Sunday, March 19, 2006

Customers: (who) are they really?

What do we mean when we say that our students are our ‘customers’? It this simply a metaphor or are we really talking about a contracted for service?

If we buy something we may ask the manufacturer to change the product, but does the manufacturer have an obligation to do as we say? What are our ‘rights’ as customers; what are the manufacturer’s obligations? Could we, as customers, vote with our feet and simply take our business elsewhere?On expertise:For example, suppose I were to hire a licensed contractor to build an extension to my house, and he was in the process of installing the ¾ inch plywood in the roof. If I asked him to use ¼ inch instead (as this would be considerably cheaper) should he do as I ask because I am the customer?

On sharing:

When we buy something, does is matter how much who else is footing the bill? If a friend pays 80% of your gym subscription because she thinks you should get fit, how will she feel if you go to the gym every week but eat doughnuts instead of working out? Would she be happy if you were to ask the gym owner to take out all the exercise equipment and put in armchairs instead? Should the gym owner do so if all his customers asked for armchairs? And if he did, would your friend consider her money had been well spent?

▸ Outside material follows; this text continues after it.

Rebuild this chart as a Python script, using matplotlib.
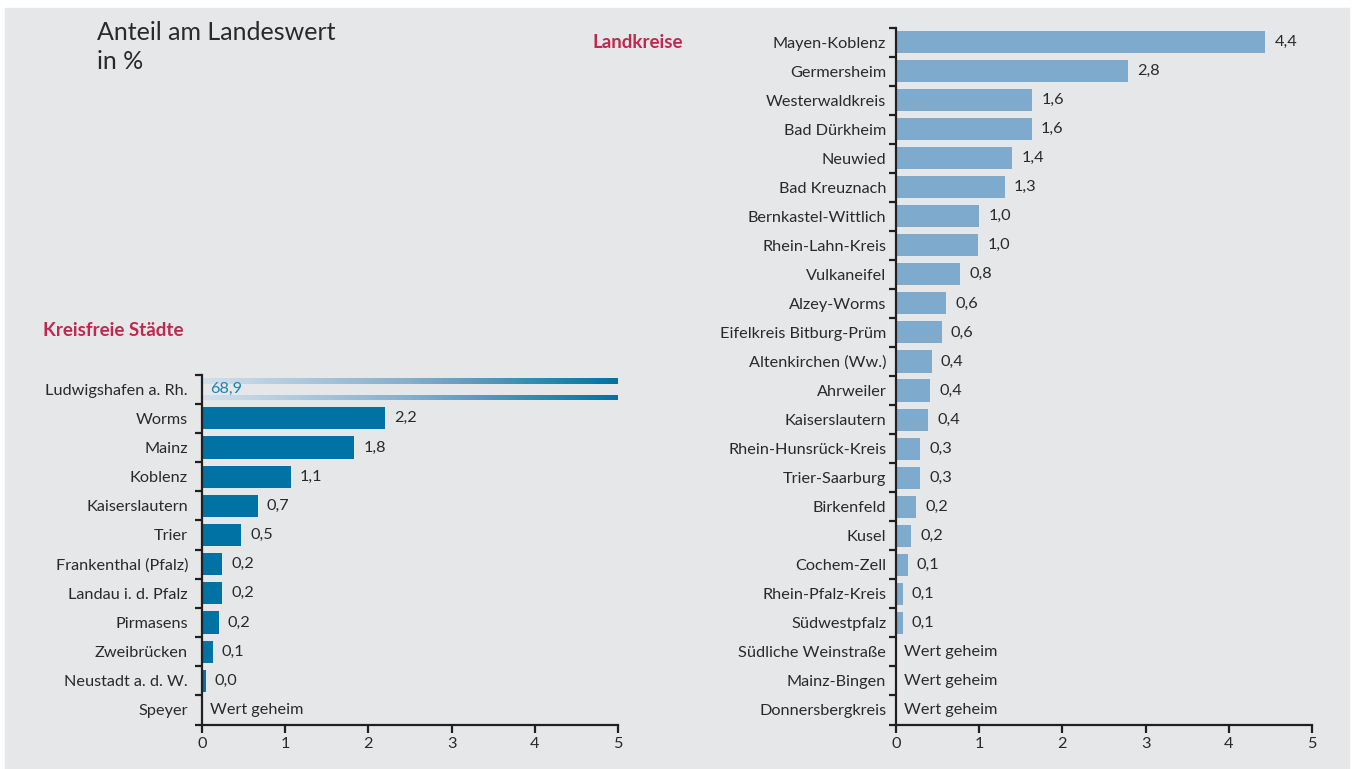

Continuing in the fitness metaphor, should your personal trainer accede to your request to ‘lighten up’; that twenty reps is too hard, and perhaps you should only do should 5 instead? What about the fact that the equipment is falling apart or uncomfortable, or that there is a new type of machine that the gym might consider acquiring?

On externalities:

Many of us think hamburgers and French fries are tasty. Is it so wrong to eat nothing but burgers and fries (even when our grandmothers warned us repeatedly to eat our greens)? Does is matter that a diet of burgers could lead to most hamburger consumers dying at the age of 45? Or worse yet, being hospitalized for the last 20 years of their lives at the expense of those who ate lettuce and carrots and who are fit and healthy?

I propose no answers here — you are most welcome to respond — but simply raise some question as we think about our role as educators, as producers, custodians and disseminators of knowledge.